## Set exercise
Please write the listing below out again exactly, leaving every picture behind.

───── Material

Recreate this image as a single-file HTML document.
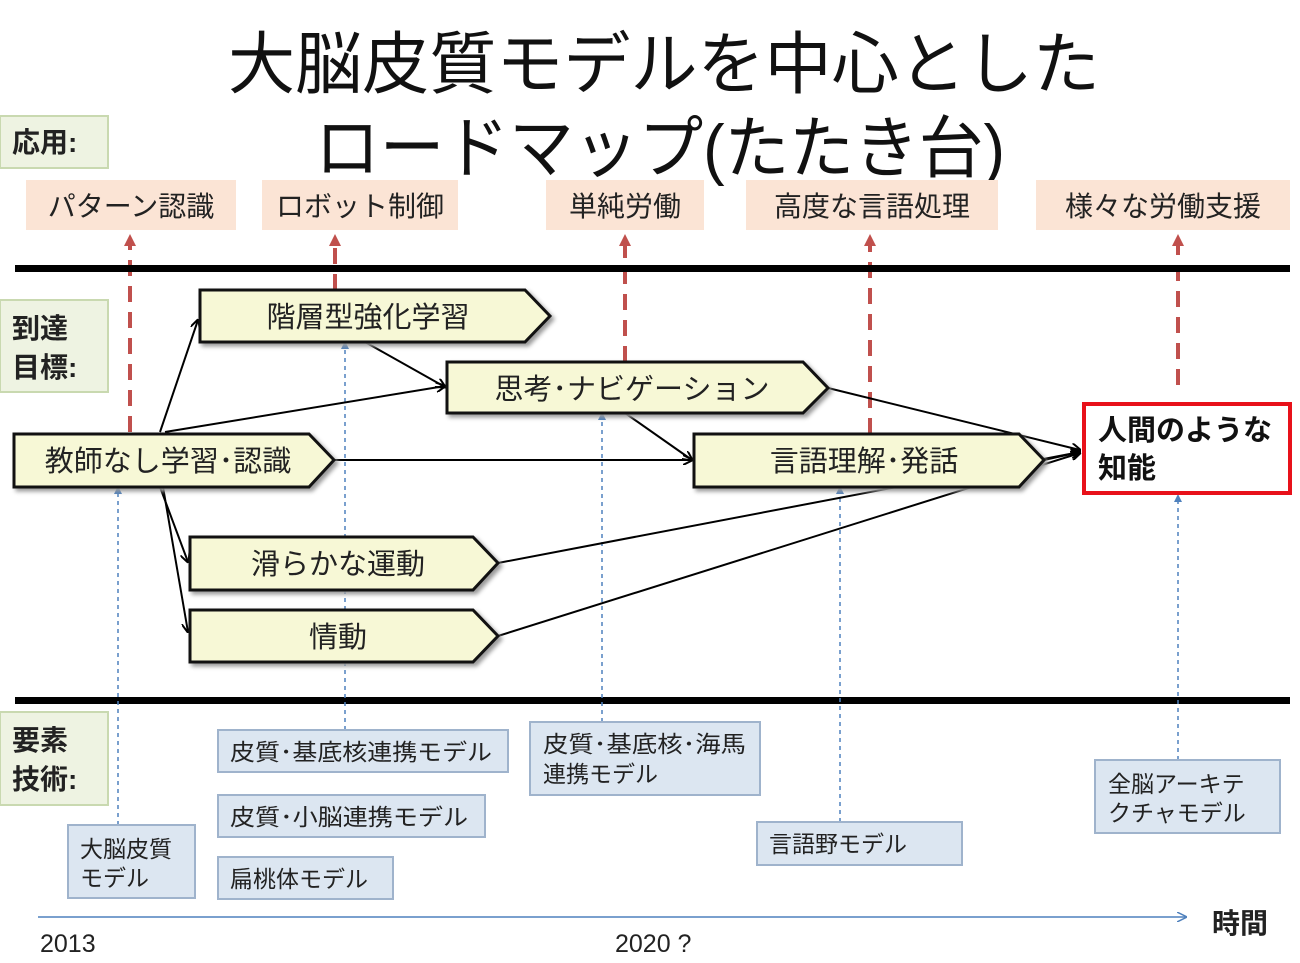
<!DOCTYPE html>
<html><head><meta charset="utf-8"><style>
body{margin:0;background:#fff;}
svg text{font-family:"Liberation Sans","Noto Sans CJK JP",sans-serif;}
</style></head><body>
<svg width="1300" height="958" viewBox="0 0 1300 958" xmlns="http://www.w3.org/2000/svg">
<defs>
<marker id="ab" markerWidth="10" markerHeight="10" refX="9" refY="5" orient="auto" markerUnits="userSpaceOnUse"><path d="M0,0 L10,5 L0,10" fill="none" stroke="#000" stroke-width="2"/></marker>
<marker id="ar" markerWidth="12" markerHeight="12" refX="6" refY="6" orient="auto" markerUnits="userSpaceOnUse"><path d="M0,0 L12,6 L0,12 z" fill="#c0504d"/></marker>
<marker id="au" markerWidth="8" markerHeight="8" refX="4" refY="4" orient="auto" markerUnits="userSpaceOnUse"><path d="M0,0 L8,4 L0,8 z" fill="#4f81bd"/></marker>
<marker id="at" markerWidth="10" markerHeight="10" refX="9" refY="5" orient="auto" markerUnits="userSpaceOnUse"><path d="M0,0 L10,5 L0,10" fill="none" stroke="#4f81bd" stroke-width="1.5"/></marker>
</defs>
<g font-size="68" fill="#111">
<text x="228" y="88" textLength="872" lengthAdjust="spacingAndGlyphs">大脳皮質モデルを中心とした</text>
<text x="315" y="172" textLength="690" lengthAdjust="spacingAndGlyphs">ロードマップ(たたき台)</text>
</g>
<g fill="#eef3e2" stroke="#c9d9b0" stroke-width="2">
<rect x="0" y="116" width="108" height="52"/>
<rect x="0" y="300" width="108" height="92"/>
<rect x="0" y="712" width="108" height="93"/>
</g>
<g font-size="28" font-weight="bold" fill="#222">
<text x="12" y="152">応用:</text>
<text x="12" y="338">到達</text><text x="12" y="377">目標:</text>
<text x="12" y="750">要素</text><text x="12" y="789">技術:</text>
</g>
<g fill="#fbe4d5">
<rect x="26" y="180" width="210" height="50"/>
<rect x="262" y="180" width="196" height="50"/>
<rect x="546" y="180" width="158" height="50"/>
<rect x="746" y="180" width="252" height="50"/>
<rect x="1036" y="180" width="254" height="50"/>
</g>
<g font-size="28" fill="#222" text-anchor="middle">
<text x="131" y="216">パターン認識</text>
<text x="360" y="216">ロボット制御</text>
<text x="625" y="216">単純労働</text>
<text x="872" y="216">高度な言語処理</text>
<text x="1163" y="216">様々な労働支援</text>
</g>
<g stroke="#c0504d" stroke-width="4" stroke-dasharray="16,10" fill="none" marker-end="url(#ar)">
<line x1="130" y1="432" x2="130" y2="240"/>
<line x1="335" y1="290" x2="335" y2="240"/>
<line x1="625" y1="362" x2="625" y2="240"/>
<line x1="870" y1="434" x2="870" y2="240"/>
<line x1="1178" y1="385" x2="1178" y2="240"/>
</g>
<rect x="15" y="265" width="1275" height="7" fill="#000"/>
<rect x="15" y="697" width="1275" height="7" fill="#000"/>
<g stroke="#4f81bd" stroke-width="1.5" stroke-dasharray="4,4" fill="none" marker-end="url(#au)">
<line x1="118" y1="825" x2="118" y2="490"/>
<line x1="345" y1="730" x2="345" y2="345"/>
<line x1="602" y1="722" x2="602" y2="416"/>
<line x1="840" y1="822" x2="840" y2="490"/>
<line x1="1178" y1="760" x2="1178" y2="498"/>
</g>
<g stroke="#000" stroke-width="2" fill="none">
<line x1="160" y1="432" x2="198" y2="320" marker-end="url(#ab)"/>
<line x1="165" y1="432" x2="445" y2="386" marker-end="url(#ab)"/>
<line x1="365" y1="342" x2="445" y2="387" marker-end="url(#ab)"/>
<line x1="334" y1="460" x2="692" y2="460" marker-end="url(#ab)"/>
<line x1="160" y1="487" x2="188" y2="562" marker-end="url(#ab)"/>
<line x1="163" y1="487" x2="188" y2="632" marker-end="url(#ab)"/>
<line x1="625" y1="413" x2="692" y2="460" marker-end="url(#ab)"/>
<line x1="828" y1="388" x2="1080" y2="450" marker-end="url(#ab)"/>
<line x1="1044" y1="460" x2="1080" y2="452" marker-end="url(#ab)"/>
<line x1="498" y1="563" x2="1080" y2="452" marker-end="url(#ab)"/>
<line x1="498" y1="636" x2="1080" y2="453" marker-end="url(#ab)"/>
</g>
<g fill="#f7f8d6" stroke="#111" stroke-width="3">
<path d="M200,290 H525 L550,316 L525,342 H200 Z" filter="drop-shadow(3px 3px 2px #999)"/>
<path d="M447,362 H803 L828,388 L803,413 H447 Z" filter="drop-shadow(3px 3px 2px #999)"/>
<path d="M14,434 H309 L334,460 L309,487 H14 Z" filter="drop-shadow(3px 3px 2px #999)"/>
<path d="M694,434 H1019 L1044,460 L1019,487 H694 Z" filter="drop-shadow(3px 3px 2px #999)"/>
<path d="M190,537 H473 L498,563 L473,590 H190 Z" filter="drop-shadow(3px 3px 2px #999)"/>
<path d="M190,610 H473 L498,636 L473,662 H190 Z" filter="drop-shadow(3px 3px 2px #999)"/>
</g>
<g font-size="29" fill="#222" text-anchor="middle">
<text x="368" y="327">階層型強化学習</text>
<text x="632" y="399">思考･ナビゲーション</text>
<text x="168" y="471">教師なし学習･認識</text>
<text x="864" y="471">言語理解･発話</text>
<text x="338" y="574">滑らかな運動</text>
<text x="338" y="647">情動</text>
</g>
<rect x="1084" y="404" width="206" height="89" fill="#fff" stroke="#e8111a" stroke-width="4"/>
<g font-size="29" font-weight="bold" fill="#111">
<text x="1098" y="440">人間のような</text>
<text x="1098" y="478">知能</text>
</g>
<g fill="#dce6f1" stroke="#9fb3cc" stroke-width="2">
<rect x="68" y="825" width="127" height="73"/>
<rect x="218" y="730" width="290" height="42"/>
<rect x="218" y="795" width="267" height="42"/>
<rect x="218" y="857" width="175" height="42"/>
<rect x="530" y="722" width="230" height="73"/>
<rect x="757" y="822" width="205" height="43"/>
<rect x="1095" y="760" width="185" height="73"/>
</g>
<g font-size="23" fill="#222">
<text x="80" y="857">大脳皮質</text><text x="80" y="886">モデル</text>
<text x="230" y="760" textLength="262" lengthAdjust="spacingAndGlyphs">皮質･基底核連携モデル</text>
<text x="230" y="825" textLength="238" lengthAdjust="spacingAndGlyphs">皮質･小脳連携モデル</text>
<text x="230" y="887">扁桃体モデル</text>
<text x="543" y="752" textLength="203" lengthAdjust="spacingAndGlyphs">皮質･基底核･海馬</text><text x="543" y="782">連携モデル</text>
<text x="769" y="852">言語野モデル</text>
<text x="1108" y="792">全脳アーキテ</text><text x="1108" y="821">クチャモデル</text>
</g>
<line x1="38" y1="917" x2="1186" y2="917" stroke="#4f81bd" stroke-width="1.5" marker-end="url(#at)"/>
<text x="1212" y="933" font-size="28" font-weight="bold" fill="#222">時間</text>
<g font-size="25" fill="#222">
<text x="40" y="952">2013</text>
<text x="615" y="952">2020 ?</text>
</g>
</svg>
</body></html>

──────────

## Exercise solution
Recreate this image as a single-file HTML document.
<!DOCTYPE html>
<html><head><meta charset="utf-8"><style>
body{margin:0;background:#fff;}
svg text{font-family:"Liberation Sans","Noto Sans CJK JP",sans-serif;}
</style></head><body>
<svg width="1300" height="958" viewBox="0 0 1300 958" xmlns="http://www.w3.org/2000/svg">
<defs>
<marker id="ab" markerWidth="10" markerHeight="10" refX="9" refY="5" orient="auto" markerUnits="userSpaceOnUse"><path d="M0,0 L10,5 L0,10" fill="none" stroke="#000" stroke-width="2"/></marker>
<marker id="ar" markerWidth="12" markerHeight="12" refX="6" refY="6" orient="auto" markerUnits="userSpaceOnUse"><path d="M0,0 L12,6 L0,12 z" fill="#c0504d"/></marker>
<marker id="au" markerWidth="8" markerHeight="8" refX="4" refY="4" orient="auto" markerUnits="userSpaceOnUse"><path d="M0,0 L8,4 L0,8 z" fill="#4f81bd"/></marker>
<marker id="at" markerWidth="10" markerHeight="10" refX="9" refY="5" orient="auto" markerUnits="userSpaceOnUse"><path d="M0,0 L10,5 L0,10" fill="none" stroke="#4f81bd" stroke-width="1.5"/></marker>
</defs>
<g font-size="68" fill="#111">
<text x="228" y="88" textLength="872" lengthAdjust="spacingAndGlyphs">大脳皮質モデルを中心とした</text>
<text x="315" y="172" textLength="690" lengthAdjust="spacingAndGlyphs">ロードマップ(たたき台)</text>
</g>
<g fill="#eef3e2" stroke="#c9d9b0" stroke-width="2">
<rect x="0" y="116" width="108" height="52"/>
<rect x="0" y="300" width="108" height="92"/>
<rect x="0" y="712" width="108" height="93"/>
</g>
<g font-size="28" font-weight="bold" fill="#222">
<text x="12" y="152">応用:</text>
<text x="12" y="338">到達</text><text x="12" y="377">目標:</text>
<text x="12" y="750">要素</text><text x="12" y="789">技術:</text>
</g>
<g fill="#fbe4d5">
<rect x="26" y="180" width="210" height="50"/>
<rect x="262" y="180" width="196" height="50"/>
<rect x="546" y="180" width="158" height="50"/>
<rect x="746" y="180" width="252" height="50"/>
<rect x="1036" y="180" width="254" height="50"/>
</g>
<g font-size="28" fill="#222" text-anchor="middle">
<text x="131" y="216">パターン認識</text>
<text x="360" y="216">ロボット制御</text>
<text x="625" y="216">単純労働</text>
<text x="872" y="216">高度な言語処理</text>
<text x="1163" y="216">様々な労働支援</text>
</g>
<g stroke="#c0504d" stroke-width="4" stroke-dasharray="16,10" fill="none" marker-end="url(#ar)">
<line x1="130" y1="432" x2="130" y2="240"/>
<line x1="335" y1="290" x2="335" y2="240"/>
<line x1="625" y1="362" x2="625" y2="240"/>
<line x1="870" y1="434" x2="870" y2="240"/>
<line x1="1178" y1="385" x2="1178" y2="240"/>
</g>
<rect x="15" y="265" width="1275" height="7" fill="#000"/>
<rect x="15" y="697" width="1275" height="7" fill="#000"/>
<g stroke="#4f81bd" stroke-width="1.5" stroke-dasharray="4,4" fill="none" marker-end="url(#au)">
<line x1="118" y1="825" x2="118" y2="490"/>
<line x1="345" y1="730" x2="345" y2="345"/>
<line x1="602" y1="722" x2="602" y2="416"/>
<line x1="840" y1="822" x2="840" y2="490"/>
<line x1="1178" y1="760" x2="1178" y2="498"/>
</g>
<g stroke="#000" stroke-width="2" fill="none">
<line x1="160" y1="432" x2="198" y2="320" marker-end="url(#ab)"/>
<line x1="165" y1="432" x2="445" y2="386" marker-end="url(#ab)"/>
<line x1="365" y1="342" x2="445" y2="387" marker-end="url(#ab)"/>
<line x1="334" y1="460" x2="692" y2="460" marker-end="url(#ab)"/>
<line x1="160" y1="487" x2="188" y2="562" marker-end="url(#ab)"/>
<line x1="163" y1="487" x2="188" y2="632" marker-end="url(#ab)"/>
<line x1="625" y1="413" x2="692" y2="460" marker-end="url(#ab)"/>
<line x1="828" y1="388" x2="1080" y2="450" marker-end="url(#ab)"/>
<line x1="1044" y1="460" x2="1080" y2="452" marker-end="url(#ab)"/>
<line x1="498" y1="563" x2="1080" y2="452" marker-end="url(#ab)"/>
<line x1="498" y1="636" x2="1080" y2="453" marker-end="url(#ab)"/>
</g>
<g fill="#f7f8d6" stroke="#111" stroke-width="3">
<path d="M200,290 H525 L550,316 L525,342 H200 Z" filter="drop-shadow(3px 3px 2px #999)"/>
<path d="M447,362 H803 L828,388 L803,413 H447 Z" filter="drop-shadow(3px 3px 2px #999)"/>
<path d="M14,434 H309 L334,460 L309,487 H14 Z" filter="drop-shadow(3px 3px 2px #999)"/>
<path d="M694,434 H1019 L1044,460 L1019,487 H694 Z" filter="drop-shadow(3px 3px 2px #999)"/>
<path d="M190,537 H473 L498,563 L473,590 H190 Z" filter="drop-shadow(3px 3px 2px #999)"/>
<path d="M190,610 H473 L498,636 L473,662 H190 Z" filter="drop-shadow(3px 3px 2px #999)"/>
</g>
<g font-size="29" fill="#222" text-anchor="middle">
<text x="368" y="327">階層型強化学習</text>
<text x="632" y="399">思考･ナビゲーション</text>
<text x="168" y="471">教師なし学習･認識</text>
<text x="864" y="471">言語理解･発話</text>
<text x="338" y="574">滑らかな運動</text>
<text x="338" y="647">情動</text>
</g>
<rect x="1084" y="404" width="206" height="89" fill="#fff" stroke="#e8111a" stroke-width="4"/>
<g font-size="29" font-weight="bold" fill="#111">
<text x="1098" y="440">人間のような</text>
<text x="1098" y="478">知能</text>
</g>
<g fill="#dce6f1" stroke="#9fb3cc" stroke-width="2">
<rect x="68" y="825" width="127" height="73"/>
<rect x="218" y="730" width="290" height="42"/>
<rect x="218" y="795" width="267" height="42"/>
<rect x="218" y="857" width="175" height="42"/>
<rect x="530" y="722" width="230" height="73"/>
<rect x="757" y="822" width="205" height="43"/>
<rect x="1095" y="760" width="185" height="73"/>
</g>
<g font-size="23" fill="#222">
<text x="80" y="857">大脳皮質</text><text x="80" y="886">モデル</text>
<text x="230" y="760" textLength="262" lengthAdjust="spacingAndGlyphs">皮質･基底核連携モデル</text>
<text x="230" y="825" textLength="238" lengthAdjust="spacingAndGlyphs">皮質･小脳連携モデル</text>
<text x="230" y="887">扁桃体モデル</text>
<text x="543" y="752" textLength="203" lengthAdjust="spacingAndGlyphs">皮質･基底核･海馬</text><text x="543" y="782">連携モデル</text>
<text x="769" y="852">言語野モデル</text>
<text x="1108" y="792">全脳アーキテ</text><text x="1108" y="821">クチャモデル</text>
</g>
<line x1="38" y1="917" x2="1186" y2="917" stroke="#4f81bd" stroke-width="1.5" marker-end="url(#at)"/>
<text x="1212" y="933" font-size="28" font-weight="bold" fill="#222">時間</text>
<g font-size="25" fill="#222">
<text x="40" y="952">2013</text>
<text x="615" y="952">2020 ?</text>
</g>
</svg>
</body></html>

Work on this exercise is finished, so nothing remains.